Duquette, who visited Wood’s home recently as part of his investigation, said he found three dogs at the residence, all of which appeared to be in good health, though not licensed.
One dog belonged to Wood, he said, and the other two to other members of the household.
Duquette issued citations for the unlicensed canines but, he said, without proof that Wood had sold more than nine dogs, there was little he could do.
“There’s no way we can prove how many they’ve sold.
“I’m going to monitor the situation,” Duquette said, adding that he planned to advise the state Department of Agriculture and Markets of his investigation.
Wood told the Press-Republican she has given up on her search for a companion for her current dog and is no longer selling canines.
She also said that her father told her to make the following statement to the Press-Republican: “I think Craigslist should be shut down because on the pets page, a lot of people use it to get pets, but a lot of people use it to harass people and write really nasty comments.”
She added that people have been posting messages on Craigslist accusing her of abusing dogs.
Those accusations, she said, are false.
‘AVOID CLASSIFIED SITES’
Duquette advises against using classifieds sites like Craigslist to adopt or place a dog.
Instead, he recommends going to an animal shelter, such as (Adirondack) Humane Society in Plattsburgh or Elmore SPCA in Peru, which also handles cats.
In addition to being no-kill facilities, the shelters often have the medical records of animals being adopted out and know the pets’ social histories, he said. They also conduct background checks of people looking to adopt an animal.

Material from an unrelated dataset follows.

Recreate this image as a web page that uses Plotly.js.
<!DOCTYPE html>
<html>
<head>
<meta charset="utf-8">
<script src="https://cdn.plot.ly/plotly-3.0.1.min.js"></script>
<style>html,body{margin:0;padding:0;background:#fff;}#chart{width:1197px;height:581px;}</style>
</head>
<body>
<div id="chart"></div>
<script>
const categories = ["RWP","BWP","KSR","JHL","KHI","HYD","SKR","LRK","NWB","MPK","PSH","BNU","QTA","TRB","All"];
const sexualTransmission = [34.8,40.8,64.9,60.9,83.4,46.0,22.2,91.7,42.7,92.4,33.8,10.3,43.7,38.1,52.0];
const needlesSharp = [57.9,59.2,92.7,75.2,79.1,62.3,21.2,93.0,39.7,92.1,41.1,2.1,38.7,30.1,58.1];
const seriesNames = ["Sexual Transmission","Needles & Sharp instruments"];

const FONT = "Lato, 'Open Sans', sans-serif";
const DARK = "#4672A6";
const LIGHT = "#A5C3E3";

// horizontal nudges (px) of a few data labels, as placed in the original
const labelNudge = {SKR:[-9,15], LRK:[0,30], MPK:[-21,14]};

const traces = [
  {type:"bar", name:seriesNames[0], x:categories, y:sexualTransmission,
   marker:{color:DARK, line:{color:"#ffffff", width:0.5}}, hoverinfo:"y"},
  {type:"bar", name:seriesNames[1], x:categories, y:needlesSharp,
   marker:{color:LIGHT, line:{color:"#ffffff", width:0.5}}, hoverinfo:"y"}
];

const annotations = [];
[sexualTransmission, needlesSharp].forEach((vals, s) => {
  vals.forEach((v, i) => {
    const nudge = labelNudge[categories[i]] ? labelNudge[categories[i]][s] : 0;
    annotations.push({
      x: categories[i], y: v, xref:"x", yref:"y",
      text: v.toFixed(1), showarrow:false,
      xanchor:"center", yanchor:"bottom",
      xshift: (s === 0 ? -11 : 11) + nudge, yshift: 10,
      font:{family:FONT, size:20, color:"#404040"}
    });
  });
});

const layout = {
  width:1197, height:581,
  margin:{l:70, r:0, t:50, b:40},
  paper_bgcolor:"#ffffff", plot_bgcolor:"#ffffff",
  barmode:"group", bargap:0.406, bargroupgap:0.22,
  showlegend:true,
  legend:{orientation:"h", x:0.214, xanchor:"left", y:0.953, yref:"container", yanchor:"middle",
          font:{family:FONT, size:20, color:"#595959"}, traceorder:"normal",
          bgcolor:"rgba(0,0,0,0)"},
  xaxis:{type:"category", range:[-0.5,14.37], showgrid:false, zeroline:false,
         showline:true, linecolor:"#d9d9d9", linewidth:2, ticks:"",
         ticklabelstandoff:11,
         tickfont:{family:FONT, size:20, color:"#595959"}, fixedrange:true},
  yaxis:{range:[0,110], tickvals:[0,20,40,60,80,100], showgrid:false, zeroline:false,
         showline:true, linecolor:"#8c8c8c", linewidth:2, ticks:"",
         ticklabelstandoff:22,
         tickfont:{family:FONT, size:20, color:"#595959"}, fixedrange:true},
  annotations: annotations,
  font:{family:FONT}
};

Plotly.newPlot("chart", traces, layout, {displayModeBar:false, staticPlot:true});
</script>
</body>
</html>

“You know what you’re getting.”
Jennifer suggests visiting the home where a pet might be placed and even getting references from the veterinarian the person has used in the past.
She has decided to keep Bella for now, but said if the dog continues to make her son sick, she may have to look for a new home for her. She’d do so with caution, she said.
“I’m not going to give her to just anybody. It’d have to be a family member or something like that.”